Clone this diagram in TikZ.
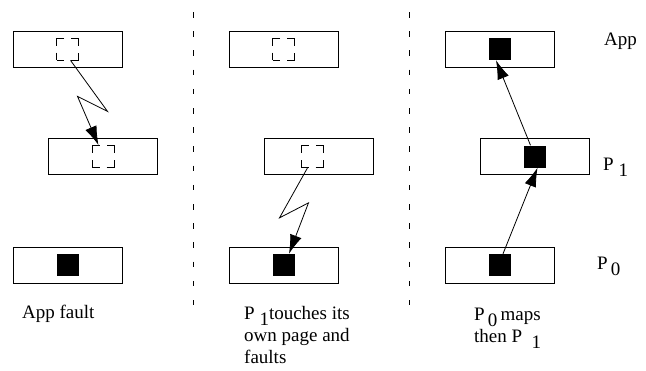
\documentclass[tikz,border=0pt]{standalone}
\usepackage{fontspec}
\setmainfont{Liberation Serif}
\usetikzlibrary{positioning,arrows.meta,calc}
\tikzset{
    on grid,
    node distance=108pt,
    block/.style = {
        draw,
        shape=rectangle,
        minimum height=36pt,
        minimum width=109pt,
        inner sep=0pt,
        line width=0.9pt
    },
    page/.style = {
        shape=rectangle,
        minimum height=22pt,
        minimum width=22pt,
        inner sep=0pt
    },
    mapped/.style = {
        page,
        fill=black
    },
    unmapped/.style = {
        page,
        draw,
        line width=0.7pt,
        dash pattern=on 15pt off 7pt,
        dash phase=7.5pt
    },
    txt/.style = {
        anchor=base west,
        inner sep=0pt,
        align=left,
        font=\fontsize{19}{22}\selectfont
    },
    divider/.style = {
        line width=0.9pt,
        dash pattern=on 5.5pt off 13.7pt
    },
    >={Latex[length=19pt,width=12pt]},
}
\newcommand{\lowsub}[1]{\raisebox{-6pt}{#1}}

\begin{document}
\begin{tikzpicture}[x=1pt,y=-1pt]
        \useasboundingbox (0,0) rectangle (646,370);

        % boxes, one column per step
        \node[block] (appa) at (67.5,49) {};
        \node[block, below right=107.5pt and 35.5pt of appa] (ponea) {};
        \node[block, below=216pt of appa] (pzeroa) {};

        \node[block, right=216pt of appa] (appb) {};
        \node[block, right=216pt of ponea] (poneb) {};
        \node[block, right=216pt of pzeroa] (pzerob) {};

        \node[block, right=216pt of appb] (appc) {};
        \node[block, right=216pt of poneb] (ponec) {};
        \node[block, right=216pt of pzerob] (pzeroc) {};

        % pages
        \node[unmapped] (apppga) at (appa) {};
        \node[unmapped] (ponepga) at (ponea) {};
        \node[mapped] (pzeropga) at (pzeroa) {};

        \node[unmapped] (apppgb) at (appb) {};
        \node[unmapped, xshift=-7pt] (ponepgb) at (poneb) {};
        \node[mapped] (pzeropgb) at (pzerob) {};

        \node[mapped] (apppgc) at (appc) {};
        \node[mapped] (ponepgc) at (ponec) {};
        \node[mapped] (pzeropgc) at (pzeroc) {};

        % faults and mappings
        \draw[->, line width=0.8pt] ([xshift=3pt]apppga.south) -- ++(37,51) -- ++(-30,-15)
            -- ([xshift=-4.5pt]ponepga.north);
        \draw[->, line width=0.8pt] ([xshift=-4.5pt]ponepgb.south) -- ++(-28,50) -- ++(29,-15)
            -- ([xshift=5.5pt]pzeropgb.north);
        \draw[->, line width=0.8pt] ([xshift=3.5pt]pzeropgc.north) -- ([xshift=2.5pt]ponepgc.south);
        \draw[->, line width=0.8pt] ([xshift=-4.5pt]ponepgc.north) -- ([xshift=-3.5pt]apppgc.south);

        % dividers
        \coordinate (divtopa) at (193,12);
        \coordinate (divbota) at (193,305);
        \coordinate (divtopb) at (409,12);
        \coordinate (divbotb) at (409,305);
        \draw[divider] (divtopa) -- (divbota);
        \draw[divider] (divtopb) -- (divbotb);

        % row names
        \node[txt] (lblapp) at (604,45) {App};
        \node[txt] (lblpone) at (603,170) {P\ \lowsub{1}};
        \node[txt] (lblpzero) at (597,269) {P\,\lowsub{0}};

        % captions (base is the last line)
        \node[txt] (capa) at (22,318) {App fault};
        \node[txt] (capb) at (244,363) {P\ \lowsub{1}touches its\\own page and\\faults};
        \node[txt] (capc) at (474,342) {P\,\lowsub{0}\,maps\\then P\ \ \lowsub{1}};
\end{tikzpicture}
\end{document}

--

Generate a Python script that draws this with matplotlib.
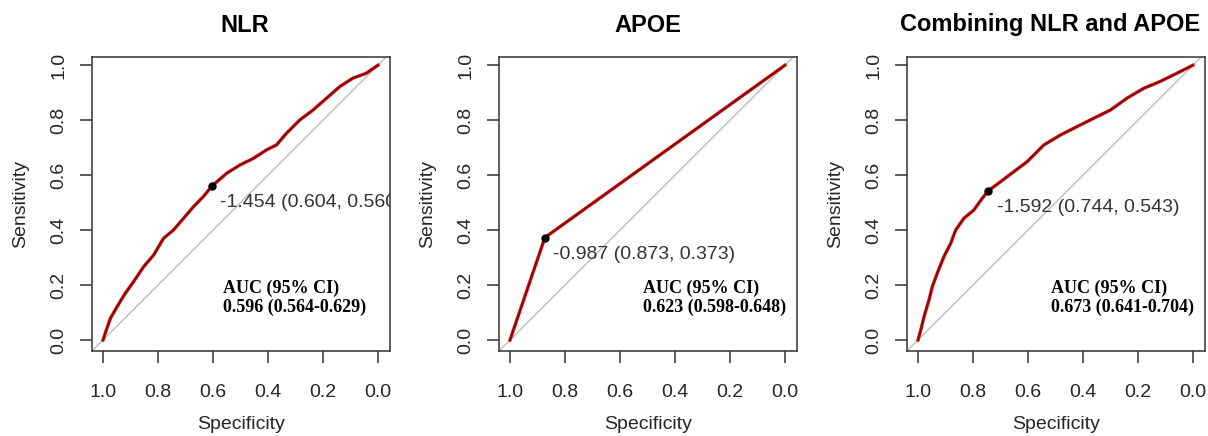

...

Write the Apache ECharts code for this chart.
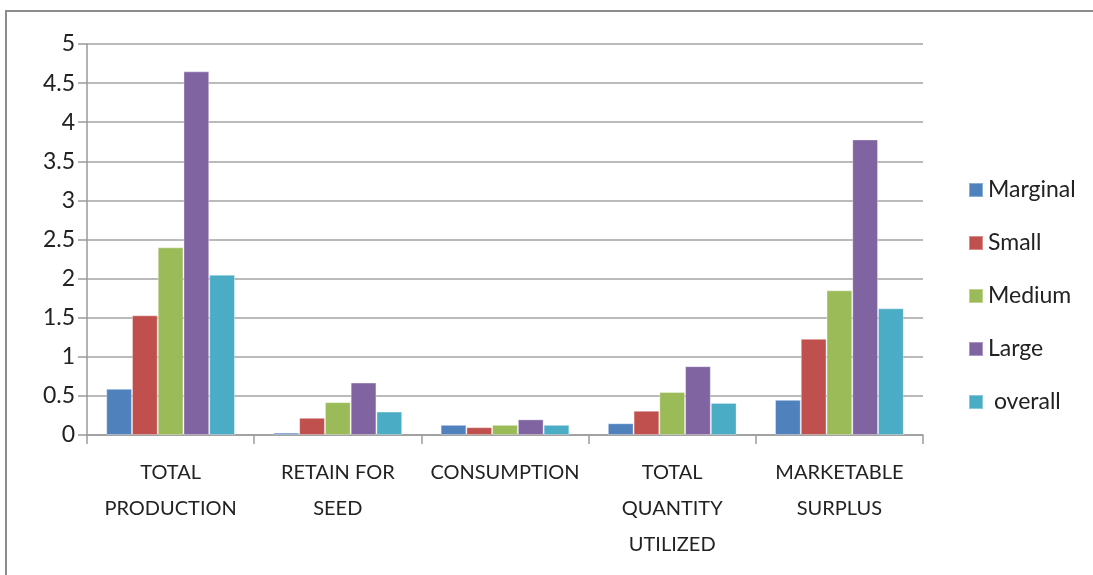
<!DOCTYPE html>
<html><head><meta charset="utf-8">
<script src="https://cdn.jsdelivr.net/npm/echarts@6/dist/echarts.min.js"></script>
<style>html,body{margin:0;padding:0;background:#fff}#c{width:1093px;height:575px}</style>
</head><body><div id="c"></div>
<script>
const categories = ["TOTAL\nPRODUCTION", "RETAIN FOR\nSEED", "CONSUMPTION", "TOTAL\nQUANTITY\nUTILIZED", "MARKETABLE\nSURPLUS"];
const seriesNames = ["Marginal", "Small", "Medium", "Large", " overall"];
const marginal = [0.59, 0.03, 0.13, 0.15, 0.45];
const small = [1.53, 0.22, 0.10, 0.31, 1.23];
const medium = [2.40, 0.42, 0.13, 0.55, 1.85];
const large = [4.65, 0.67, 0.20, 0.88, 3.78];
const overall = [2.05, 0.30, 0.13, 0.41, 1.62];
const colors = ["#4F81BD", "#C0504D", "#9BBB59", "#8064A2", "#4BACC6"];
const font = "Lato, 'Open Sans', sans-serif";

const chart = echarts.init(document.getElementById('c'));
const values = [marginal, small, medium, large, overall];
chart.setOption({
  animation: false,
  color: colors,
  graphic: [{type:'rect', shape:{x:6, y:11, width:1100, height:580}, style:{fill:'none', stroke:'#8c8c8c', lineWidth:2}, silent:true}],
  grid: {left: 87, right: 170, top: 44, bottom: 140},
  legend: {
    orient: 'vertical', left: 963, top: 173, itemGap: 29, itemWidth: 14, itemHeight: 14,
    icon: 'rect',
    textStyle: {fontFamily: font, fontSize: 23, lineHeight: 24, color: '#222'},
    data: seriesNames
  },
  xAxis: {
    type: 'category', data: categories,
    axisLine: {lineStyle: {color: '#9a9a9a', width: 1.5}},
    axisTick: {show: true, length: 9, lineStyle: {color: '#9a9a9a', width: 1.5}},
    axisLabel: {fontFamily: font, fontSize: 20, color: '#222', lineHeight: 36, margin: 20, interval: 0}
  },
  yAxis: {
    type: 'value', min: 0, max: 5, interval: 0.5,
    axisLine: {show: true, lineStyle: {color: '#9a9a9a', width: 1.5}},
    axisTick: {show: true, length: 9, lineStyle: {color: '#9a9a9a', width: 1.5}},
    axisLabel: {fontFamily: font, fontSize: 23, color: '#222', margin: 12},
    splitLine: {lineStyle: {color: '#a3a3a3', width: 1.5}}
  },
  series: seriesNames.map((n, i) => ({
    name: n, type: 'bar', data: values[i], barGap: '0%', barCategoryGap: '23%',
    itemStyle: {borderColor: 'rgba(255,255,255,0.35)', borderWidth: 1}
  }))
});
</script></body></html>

- **Task prompt**: From the records above, extract the lines from the one holding "Clone this diagram in TikZ." through the one holding "(pzeropgc) at (pzeroc)", word for word; omit the pictures.

- **Answer to this exercise**:
Clone this diagram in TikZ.
\documentclass[tikz,border=0pt]{standalone}
\usepackage{fontspec}
\setmainfont{Liberation Serif}
\usetikzlibrary{positioning,arrows.meta,calc}
\tikzset{
    on grid,
    node distance=108pt,
    block/.style = {
        draw,
        shape=rectangle,
        minimum height=36pt,
        minimum width=109pt,
        inner sep=0pt,
        line width=0.9pt
    },
    page/.style = {
        shape=rectangle,
        minimum height=22pt,
        minimum width=22pt,
        inner sep=0pt
    },
    mapped/.style = {
        page,
        fill=black
    },
    unmapped/.style = {
        page,
        draw,
        line width=0.7pt,
        dash pattern=on 15pt off 7pt,
        dash phase=7.5pt
    },
    txt/.style = {
        anchor=base west,
        inner sep=0pt,
        align=left,
        font=\fontsize{19}{22}\selectfont
    },
    divider/.style = {
        line width=0.9pt,
        dash pattern=on 5.5pt off 13.7pt
    },
    >={Latex[length=19pt,width=12pt]},
}
\newcommand{\lowsub}[1]{\raisebox{-6pt}{#1}}

\begin{document}
\begin{tikzpicture}[x=1pt,y=-1pt]
        \useasboundingbox (0,0) rectangle (646,370);

        % boxes, one column per step
        \node[block] (appa) at (67.5,49) {};
        \node[block, below right=107.5pt and 35.5pt of appa] (ponea) {};
        \node[block, below=216pt of appa] (pzeroa) {};

        \node[block, right=216pt of appa] (appb) {};
        \node[block, right=216pt of ponea] (poneb) {};
        \node[block, right=216pt of pzeroa] (pzerob) {};

        \node[block, right=216pt of appb] (appc) {};
        \node[block, right=216pt of poneb] (ponec) {};
        \node[block, right=216pt of pzerob] (pzeroc) {};

        % pages
        \node[unmapped] (apppga) at (appa) {};
        \node[unmapped] (ponepga) at (ponea) {};
        \node[mapped] (pzeropga) at (pzeroa) {};

        \node[unmapped] (apppgb) at (appb) {};
        \node[unmapped, xshift=-7pt] (ponepgb) at (poneb) {};
        \node[mapped] (pzeropgb) at (pzerob) {};

        \node[mapped] (apppgc) at (appc) {};
        \node[mapped] (ponepgc) at (ponec) {};
        \node[mapped] (pzeropgc) at (pzeroc) {};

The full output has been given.